Copy nothing but the stretch that opens with the line containing "Rebuild this chart" and closes with the line containing "minor_tick_vals = [14, 10, 6, 2]". Keep pictures out.

# Information provided:
::::::
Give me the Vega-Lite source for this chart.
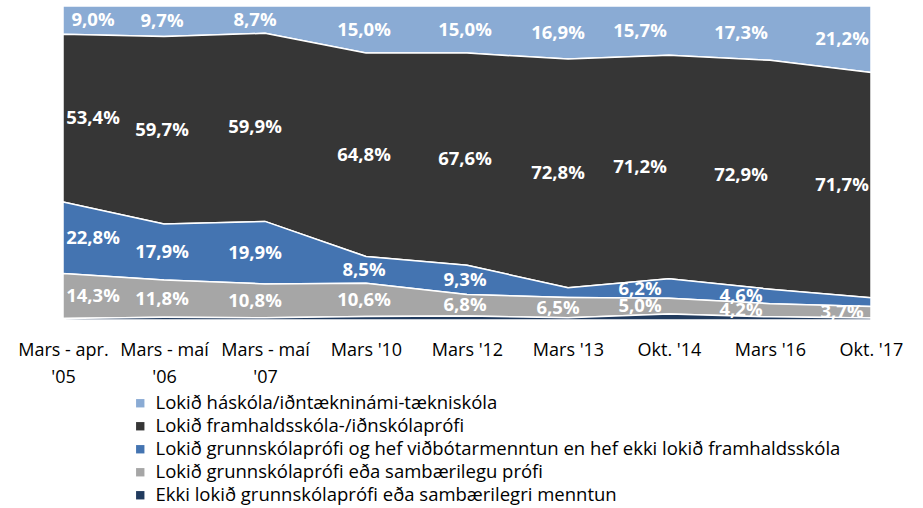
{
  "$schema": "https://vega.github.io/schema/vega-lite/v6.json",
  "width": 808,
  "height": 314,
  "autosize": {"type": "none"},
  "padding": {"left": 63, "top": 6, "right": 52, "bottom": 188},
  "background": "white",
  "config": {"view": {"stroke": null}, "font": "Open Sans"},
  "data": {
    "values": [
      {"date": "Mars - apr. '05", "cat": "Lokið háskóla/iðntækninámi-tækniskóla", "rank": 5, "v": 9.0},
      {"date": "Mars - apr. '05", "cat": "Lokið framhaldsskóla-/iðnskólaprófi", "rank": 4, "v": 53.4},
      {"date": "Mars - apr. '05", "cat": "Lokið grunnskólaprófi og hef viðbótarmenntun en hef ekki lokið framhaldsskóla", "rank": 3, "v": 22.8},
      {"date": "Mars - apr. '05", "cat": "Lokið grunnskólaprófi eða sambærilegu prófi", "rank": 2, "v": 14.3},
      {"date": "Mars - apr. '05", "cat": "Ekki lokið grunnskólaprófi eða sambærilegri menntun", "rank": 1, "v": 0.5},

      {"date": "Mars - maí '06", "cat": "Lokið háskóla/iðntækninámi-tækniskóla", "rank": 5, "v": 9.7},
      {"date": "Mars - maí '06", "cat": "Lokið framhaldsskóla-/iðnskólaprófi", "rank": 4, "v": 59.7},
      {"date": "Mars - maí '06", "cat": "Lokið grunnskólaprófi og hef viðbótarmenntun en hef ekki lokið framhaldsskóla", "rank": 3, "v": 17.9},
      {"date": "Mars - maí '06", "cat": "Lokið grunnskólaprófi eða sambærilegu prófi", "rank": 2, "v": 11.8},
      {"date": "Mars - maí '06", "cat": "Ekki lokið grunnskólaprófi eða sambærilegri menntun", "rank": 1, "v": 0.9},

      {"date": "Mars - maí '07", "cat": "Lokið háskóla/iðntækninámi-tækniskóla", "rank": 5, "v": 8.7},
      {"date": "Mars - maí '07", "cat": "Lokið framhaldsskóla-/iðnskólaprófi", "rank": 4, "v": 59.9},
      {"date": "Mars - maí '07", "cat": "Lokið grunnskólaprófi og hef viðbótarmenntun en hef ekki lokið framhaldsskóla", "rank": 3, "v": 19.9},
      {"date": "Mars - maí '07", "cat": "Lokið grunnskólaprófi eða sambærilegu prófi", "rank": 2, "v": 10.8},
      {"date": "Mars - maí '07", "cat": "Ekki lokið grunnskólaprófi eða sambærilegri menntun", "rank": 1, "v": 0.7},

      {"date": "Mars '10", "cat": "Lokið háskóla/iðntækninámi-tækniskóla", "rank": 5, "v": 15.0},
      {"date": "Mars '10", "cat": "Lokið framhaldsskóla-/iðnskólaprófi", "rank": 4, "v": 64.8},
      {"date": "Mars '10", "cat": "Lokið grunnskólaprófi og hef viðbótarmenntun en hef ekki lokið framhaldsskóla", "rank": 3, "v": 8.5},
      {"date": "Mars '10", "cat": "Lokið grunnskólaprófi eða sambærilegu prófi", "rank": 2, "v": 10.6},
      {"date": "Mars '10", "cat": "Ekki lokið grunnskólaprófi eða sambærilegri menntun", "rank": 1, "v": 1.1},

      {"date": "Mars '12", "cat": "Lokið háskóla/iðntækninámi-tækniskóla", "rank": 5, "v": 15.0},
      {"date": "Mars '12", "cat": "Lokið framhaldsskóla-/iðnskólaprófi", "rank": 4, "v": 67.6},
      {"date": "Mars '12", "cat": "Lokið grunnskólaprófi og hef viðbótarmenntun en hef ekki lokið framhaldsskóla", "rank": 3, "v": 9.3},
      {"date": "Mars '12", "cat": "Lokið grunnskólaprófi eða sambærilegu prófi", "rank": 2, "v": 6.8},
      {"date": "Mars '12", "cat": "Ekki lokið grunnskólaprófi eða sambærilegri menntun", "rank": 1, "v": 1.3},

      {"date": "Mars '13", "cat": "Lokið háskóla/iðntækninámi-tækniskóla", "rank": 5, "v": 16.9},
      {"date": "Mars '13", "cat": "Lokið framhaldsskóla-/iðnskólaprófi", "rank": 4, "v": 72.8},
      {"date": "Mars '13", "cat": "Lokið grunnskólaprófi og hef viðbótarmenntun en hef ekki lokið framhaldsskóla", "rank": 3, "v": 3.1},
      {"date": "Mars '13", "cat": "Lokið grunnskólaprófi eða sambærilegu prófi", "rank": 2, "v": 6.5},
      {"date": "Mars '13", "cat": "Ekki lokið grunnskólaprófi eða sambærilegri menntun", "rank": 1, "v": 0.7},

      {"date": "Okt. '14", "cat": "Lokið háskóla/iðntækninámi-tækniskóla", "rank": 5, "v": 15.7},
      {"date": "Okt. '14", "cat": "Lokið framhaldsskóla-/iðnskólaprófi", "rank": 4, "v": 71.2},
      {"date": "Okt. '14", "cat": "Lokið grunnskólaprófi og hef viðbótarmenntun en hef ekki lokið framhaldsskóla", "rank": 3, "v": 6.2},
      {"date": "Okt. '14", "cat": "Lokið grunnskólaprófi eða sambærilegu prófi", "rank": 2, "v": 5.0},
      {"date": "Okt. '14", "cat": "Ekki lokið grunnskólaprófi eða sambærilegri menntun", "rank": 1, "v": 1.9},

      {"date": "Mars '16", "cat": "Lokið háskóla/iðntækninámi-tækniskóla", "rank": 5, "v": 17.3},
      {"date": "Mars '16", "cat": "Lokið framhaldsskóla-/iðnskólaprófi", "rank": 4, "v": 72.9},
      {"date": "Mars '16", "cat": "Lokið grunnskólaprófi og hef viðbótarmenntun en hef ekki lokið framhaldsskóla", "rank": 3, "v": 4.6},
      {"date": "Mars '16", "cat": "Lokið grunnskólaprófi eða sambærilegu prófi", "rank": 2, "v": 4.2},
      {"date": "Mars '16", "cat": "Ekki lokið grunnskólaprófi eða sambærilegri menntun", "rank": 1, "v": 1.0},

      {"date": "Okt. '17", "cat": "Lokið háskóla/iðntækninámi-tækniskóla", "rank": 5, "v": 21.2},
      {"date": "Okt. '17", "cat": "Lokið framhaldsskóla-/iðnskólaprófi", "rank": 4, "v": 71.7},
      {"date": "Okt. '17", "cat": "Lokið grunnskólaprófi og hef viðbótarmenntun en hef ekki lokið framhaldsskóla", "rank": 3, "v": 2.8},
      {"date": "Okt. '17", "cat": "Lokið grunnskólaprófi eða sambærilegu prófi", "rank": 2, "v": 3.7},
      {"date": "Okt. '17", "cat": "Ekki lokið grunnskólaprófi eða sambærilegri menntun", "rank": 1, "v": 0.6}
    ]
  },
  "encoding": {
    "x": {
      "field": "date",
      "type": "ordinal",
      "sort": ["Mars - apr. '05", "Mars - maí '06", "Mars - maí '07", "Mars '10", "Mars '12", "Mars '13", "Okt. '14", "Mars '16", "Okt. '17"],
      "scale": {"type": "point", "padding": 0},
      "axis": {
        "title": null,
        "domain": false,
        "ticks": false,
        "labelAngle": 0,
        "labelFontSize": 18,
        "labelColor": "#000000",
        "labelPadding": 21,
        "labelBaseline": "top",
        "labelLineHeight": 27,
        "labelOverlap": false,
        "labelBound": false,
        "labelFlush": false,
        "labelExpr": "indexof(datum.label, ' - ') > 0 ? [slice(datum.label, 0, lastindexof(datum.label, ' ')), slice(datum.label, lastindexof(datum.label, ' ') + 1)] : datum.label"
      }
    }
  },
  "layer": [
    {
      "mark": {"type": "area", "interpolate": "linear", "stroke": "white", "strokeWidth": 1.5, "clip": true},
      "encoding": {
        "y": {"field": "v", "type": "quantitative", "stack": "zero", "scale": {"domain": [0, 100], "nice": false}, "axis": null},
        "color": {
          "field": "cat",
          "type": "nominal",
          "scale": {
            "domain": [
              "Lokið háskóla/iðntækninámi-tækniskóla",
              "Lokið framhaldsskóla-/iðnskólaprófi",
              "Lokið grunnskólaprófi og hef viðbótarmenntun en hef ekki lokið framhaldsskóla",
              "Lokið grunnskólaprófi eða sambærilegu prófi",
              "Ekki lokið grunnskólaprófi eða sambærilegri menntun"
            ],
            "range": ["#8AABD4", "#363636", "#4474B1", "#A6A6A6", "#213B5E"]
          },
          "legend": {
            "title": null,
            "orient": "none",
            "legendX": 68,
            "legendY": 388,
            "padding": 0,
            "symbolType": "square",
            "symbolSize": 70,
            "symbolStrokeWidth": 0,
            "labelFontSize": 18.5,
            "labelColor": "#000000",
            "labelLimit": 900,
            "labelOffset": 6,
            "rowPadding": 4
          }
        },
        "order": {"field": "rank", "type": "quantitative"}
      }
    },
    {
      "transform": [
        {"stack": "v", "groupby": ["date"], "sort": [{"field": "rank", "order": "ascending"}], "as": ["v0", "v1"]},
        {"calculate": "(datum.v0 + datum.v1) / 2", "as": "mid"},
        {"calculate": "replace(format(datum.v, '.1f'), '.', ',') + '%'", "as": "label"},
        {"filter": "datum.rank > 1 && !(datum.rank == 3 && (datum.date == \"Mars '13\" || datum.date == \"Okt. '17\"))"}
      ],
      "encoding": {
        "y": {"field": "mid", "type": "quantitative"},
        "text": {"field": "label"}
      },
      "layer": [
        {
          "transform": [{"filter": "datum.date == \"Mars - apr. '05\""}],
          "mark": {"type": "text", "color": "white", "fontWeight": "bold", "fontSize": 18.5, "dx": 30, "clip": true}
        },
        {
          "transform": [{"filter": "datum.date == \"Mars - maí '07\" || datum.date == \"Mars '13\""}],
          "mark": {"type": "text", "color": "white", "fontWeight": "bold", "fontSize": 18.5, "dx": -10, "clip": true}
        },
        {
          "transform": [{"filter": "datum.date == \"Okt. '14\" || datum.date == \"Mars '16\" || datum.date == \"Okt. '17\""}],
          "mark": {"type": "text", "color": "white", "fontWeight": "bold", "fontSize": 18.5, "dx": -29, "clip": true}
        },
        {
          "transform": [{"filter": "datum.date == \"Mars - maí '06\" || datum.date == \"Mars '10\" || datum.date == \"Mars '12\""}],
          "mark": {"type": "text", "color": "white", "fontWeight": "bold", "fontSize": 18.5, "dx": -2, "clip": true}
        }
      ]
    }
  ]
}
::::::
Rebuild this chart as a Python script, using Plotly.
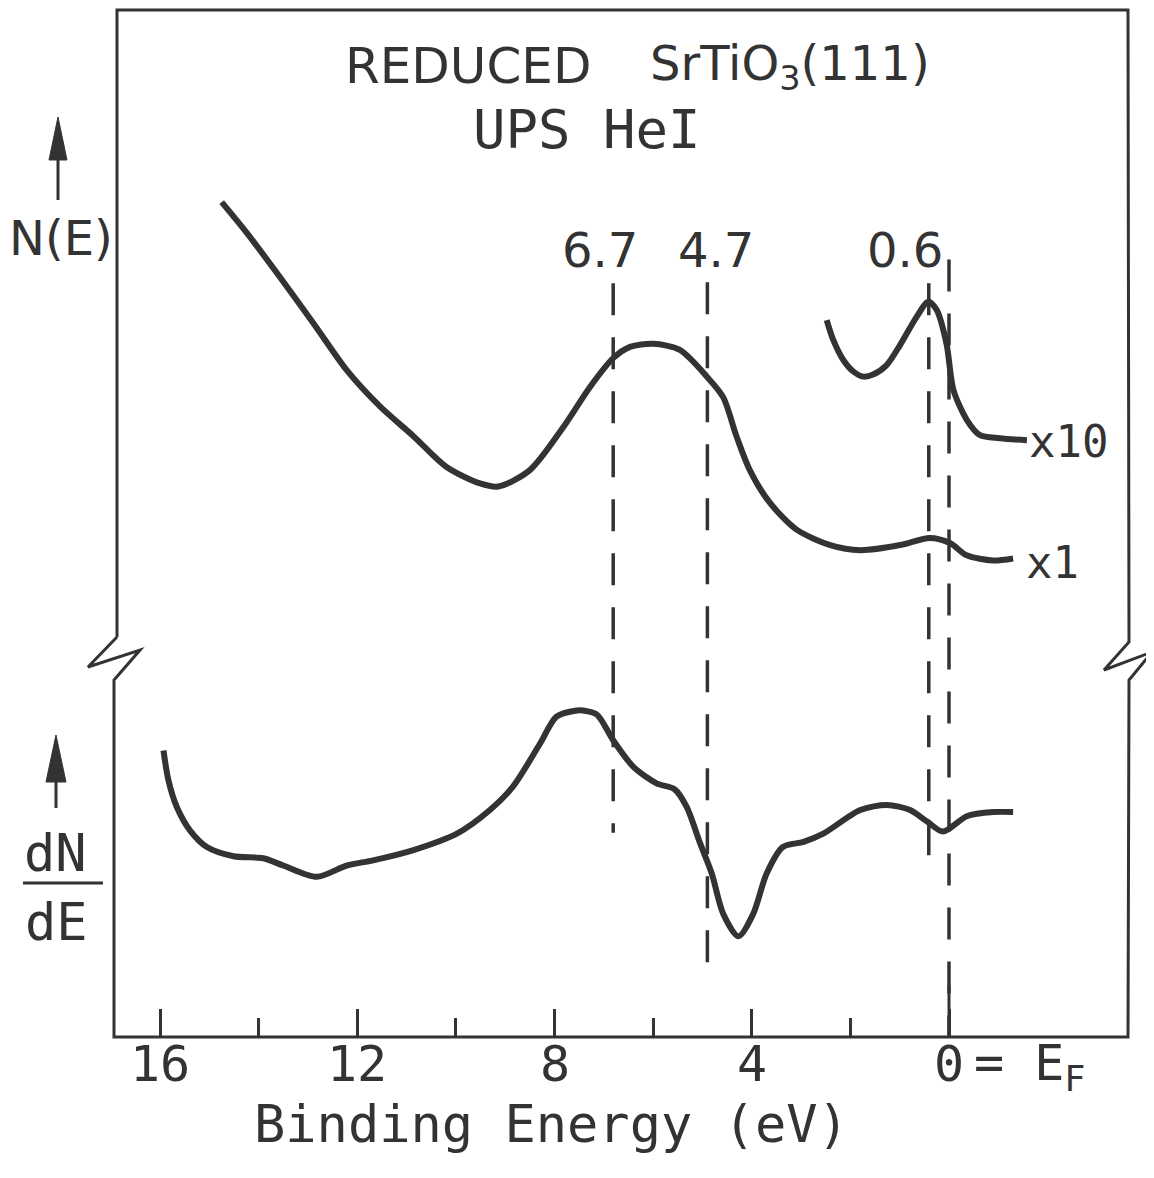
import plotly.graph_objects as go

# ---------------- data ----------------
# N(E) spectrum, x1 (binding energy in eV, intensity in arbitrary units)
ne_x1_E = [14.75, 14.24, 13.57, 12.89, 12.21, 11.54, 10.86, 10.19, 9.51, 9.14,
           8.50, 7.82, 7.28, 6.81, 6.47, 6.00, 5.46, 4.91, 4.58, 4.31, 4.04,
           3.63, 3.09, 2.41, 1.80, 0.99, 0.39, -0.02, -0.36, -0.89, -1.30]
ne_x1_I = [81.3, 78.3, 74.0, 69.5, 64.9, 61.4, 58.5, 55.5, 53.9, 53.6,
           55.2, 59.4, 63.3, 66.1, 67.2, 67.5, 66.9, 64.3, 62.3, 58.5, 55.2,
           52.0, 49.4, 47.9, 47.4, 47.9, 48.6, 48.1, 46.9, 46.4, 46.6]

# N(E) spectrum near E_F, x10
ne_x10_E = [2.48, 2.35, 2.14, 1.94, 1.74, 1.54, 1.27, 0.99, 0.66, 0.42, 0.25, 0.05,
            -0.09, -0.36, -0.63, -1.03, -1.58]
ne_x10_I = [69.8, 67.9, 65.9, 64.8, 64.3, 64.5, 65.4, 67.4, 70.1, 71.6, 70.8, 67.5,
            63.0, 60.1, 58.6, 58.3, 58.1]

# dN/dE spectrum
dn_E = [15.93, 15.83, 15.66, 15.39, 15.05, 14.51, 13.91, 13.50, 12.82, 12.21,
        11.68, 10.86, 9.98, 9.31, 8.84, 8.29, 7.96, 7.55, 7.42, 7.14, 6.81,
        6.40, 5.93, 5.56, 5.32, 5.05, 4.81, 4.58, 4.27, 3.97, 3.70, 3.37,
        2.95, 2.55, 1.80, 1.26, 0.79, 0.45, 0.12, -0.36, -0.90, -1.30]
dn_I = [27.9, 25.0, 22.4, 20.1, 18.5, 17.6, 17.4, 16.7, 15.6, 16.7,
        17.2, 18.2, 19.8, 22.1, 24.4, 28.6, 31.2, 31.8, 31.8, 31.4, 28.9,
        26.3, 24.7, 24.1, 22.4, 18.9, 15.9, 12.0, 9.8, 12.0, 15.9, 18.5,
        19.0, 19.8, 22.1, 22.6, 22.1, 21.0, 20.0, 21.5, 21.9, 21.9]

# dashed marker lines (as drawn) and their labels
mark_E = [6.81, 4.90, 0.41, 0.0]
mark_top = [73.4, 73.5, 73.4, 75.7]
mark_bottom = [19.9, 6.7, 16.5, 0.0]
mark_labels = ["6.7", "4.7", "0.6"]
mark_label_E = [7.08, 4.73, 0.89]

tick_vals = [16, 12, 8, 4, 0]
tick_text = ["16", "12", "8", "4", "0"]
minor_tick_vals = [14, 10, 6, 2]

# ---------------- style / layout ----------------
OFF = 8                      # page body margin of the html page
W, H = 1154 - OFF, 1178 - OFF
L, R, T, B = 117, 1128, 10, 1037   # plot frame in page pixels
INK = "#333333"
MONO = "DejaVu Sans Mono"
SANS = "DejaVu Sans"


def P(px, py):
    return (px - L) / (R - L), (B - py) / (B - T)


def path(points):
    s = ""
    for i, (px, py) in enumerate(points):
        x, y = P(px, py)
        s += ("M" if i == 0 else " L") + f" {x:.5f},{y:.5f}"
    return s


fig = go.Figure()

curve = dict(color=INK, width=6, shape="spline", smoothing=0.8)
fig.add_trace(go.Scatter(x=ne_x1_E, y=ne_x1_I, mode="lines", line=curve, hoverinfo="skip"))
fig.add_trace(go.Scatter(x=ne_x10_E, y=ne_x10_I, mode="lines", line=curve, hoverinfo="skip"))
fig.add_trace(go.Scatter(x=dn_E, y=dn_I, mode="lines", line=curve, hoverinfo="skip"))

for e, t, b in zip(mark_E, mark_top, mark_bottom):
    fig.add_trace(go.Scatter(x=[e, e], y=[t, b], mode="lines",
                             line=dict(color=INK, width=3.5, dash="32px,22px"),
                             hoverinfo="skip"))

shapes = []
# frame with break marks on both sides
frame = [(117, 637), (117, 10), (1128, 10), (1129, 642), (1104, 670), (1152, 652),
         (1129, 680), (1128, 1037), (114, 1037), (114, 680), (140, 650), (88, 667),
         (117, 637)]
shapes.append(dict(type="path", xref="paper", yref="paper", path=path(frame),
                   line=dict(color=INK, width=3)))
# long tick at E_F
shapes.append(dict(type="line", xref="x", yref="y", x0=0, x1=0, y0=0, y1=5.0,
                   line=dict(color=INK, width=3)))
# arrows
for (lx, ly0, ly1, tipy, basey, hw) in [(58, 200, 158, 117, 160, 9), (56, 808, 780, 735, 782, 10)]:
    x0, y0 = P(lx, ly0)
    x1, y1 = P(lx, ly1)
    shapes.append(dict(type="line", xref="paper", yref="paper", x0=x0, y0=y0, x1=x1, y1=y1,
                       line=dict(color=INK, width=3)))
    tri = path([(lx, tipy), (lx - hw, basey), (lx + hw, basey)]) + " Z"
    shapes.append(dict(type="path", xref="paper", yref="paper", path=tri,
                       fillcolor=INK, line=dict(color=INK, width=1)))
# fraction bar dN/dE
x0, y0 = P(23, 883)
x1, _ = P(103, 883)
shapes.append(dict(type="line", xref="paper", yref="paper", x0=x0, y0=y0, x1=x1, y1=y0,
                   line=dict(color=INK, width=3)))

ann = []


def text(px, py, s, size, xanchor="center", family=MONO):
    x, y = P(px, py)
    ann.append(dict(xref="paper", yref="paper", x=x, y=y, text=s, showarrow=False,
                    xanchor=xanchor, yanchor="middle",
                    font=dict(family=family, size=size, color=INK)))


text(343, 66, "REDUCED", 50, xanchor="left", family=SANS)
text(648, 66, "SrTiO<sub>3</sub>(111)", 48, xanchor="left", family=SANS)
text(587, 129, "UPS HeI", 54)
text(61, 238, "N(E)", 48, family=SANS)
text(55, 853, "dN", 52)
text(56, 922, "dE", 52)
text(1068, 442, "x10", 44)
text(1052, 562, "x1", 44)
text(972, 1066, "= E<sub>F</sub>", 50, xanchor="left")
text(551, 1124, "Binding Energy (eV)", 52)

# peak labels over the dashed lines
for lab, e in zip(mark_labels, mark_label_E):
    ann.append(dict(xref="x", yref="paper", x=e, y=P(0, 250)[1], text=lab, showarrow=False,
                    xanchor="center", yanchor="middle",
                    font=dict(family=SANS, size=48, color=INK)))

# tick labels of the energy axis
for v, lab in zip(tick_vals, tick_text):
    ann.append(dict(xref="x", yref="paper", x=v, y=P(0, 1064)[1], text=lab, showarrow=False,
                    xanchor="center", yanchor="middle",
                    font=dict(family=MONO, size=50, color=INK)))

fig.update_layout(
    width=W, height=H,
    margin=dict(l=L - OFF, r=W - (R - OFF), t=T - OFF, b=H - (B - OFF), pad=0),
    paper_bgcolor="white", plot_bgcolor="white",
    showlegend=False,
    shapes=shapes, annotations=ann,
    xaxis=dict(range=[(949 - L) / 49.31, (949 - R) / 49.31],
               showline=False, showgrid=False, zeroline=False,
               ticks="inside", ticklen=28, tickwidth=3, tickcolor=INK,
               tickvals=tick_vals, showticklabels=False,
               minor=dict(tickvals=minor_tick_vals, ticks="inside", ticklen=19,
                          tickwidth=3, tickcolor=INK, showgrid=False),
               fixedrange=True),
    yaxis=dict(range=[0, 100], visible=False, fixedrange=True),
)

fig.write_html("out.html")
::::::
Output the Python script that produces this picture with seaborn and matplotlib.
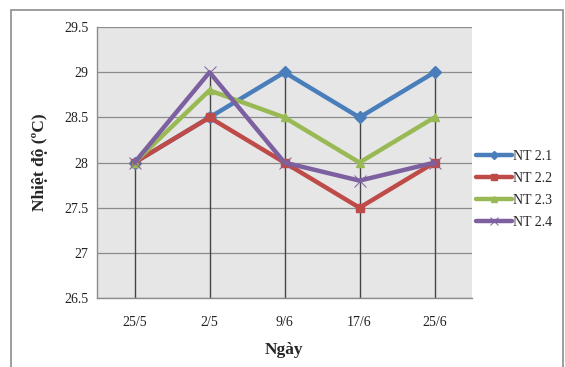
::::::
# Output for this task:
Rebuild this chart as a Python script, using Plotly.
import plotly.graph_objects as go

# ---------------- data ----------------
# N(E) spectrum, x1 (binding energy in eV, intensity in arbitrary units)
ne_x1_E = [14.75, 14.24, 13.57, 12.89, 12.21, 11.54, 10.86, 10.19, 9.51, 9.14,
           8.50, 7.82, 7.28, 6.81, 6.47, 6.00, 5.46, 4.91, 4.58, 4.31, 4.04,
           3.63, 3.09, 2.41, 1.80, 0.99, 0.39, -0.02, -0.36, -0.89, -1.30]
ne_x1_I = [81.3, 78.3, 74.0, 69.5, 64.9, 61.4, 58.5, 55.5, 53.9, 53.6,
           55.2, 59.4, 63.3, 66.1, 67.2, 67.5, 66.9, 64.3, 62.3, 58.5, 55.2,
           52.0, 49.4, 47.9, 47.4, 47.9, 48.6, 48.1, 46.9, 46.4, 46.6]

# N(E) spectrum near E_F, x10
ne_x10_E = [2.48, 2.35, 2.14, 1.94, 1.74, 1.54, 1.27, 0.99, 0.66, 0.42, 0.25, 0.05,
            -0.09, -0.36, -0.63, -1.03, -1.58]
ne_x10_I = [69.8, 67.9, 65.9, 64.8, 64.3, 64.5, 65.4, 67.4, 70.1, 71.6, 70.8, 67.5,
            63.0, 60.1, 58.6, 58.3, 58.1]

# dN/dE spectrum
dn_E = [15.93, 15.83, 15.66, 15.39, 15.05, 14.51, 13.91, 13.50, 12.82, 12.21,
        11.68, 10.86, 9.98, 9.31, 8.84, 8.29, 7.96, 7.55, 7.42, 7.14, 6.81,
        6.40, 5.93, 5.56, 5.32, 5.05, 4.81, 4.58, 4.27, 3.97, 3.70, 3.37,
        2.95, 2.55, 1.80, 1.26, 0.79, 0.45, 0.12, -0.36, -0.90, -1.30]
dn_I = [27.9, 25.0, 22.4, 20.1, 18.5, 17.6, 17.4, 16.7, 15.6, 16.7,
        17.2, 18.2, 19.8, 22.1, 24.4, 28.6, 31.2, 31.8, 31.8, 31.4, 28.9,
        26.3, 24.7, 24.1, 22.4, 18.9, 15.9, 12.0, 9.8, 12.0, 15.9, 18.5,
        19.0, 19.8, 22.1, 22.6, 22.1, 21.0, 20.0, 21.5, 21.9, 21.9]

# dashed marker lines (as drawn) and their labels
mark_E = [6.81, 4.90, 0.41, 0.0]
mark_top = [73.4, 73.5, 73.4, 75.7]
mark_bottom = [19.9, 6.7, 16.5, 0.0]
mark_labels = ["6.7", "4.7", "0.6"]
mark_label_E = [7.08, 4.73, 0.89]

tick_vals = [16, 12, 8, 4, 0]
tick_text = ["16", "12", "8", "4", "0"]
minor_tick_vals = [14, 10, 6, 2]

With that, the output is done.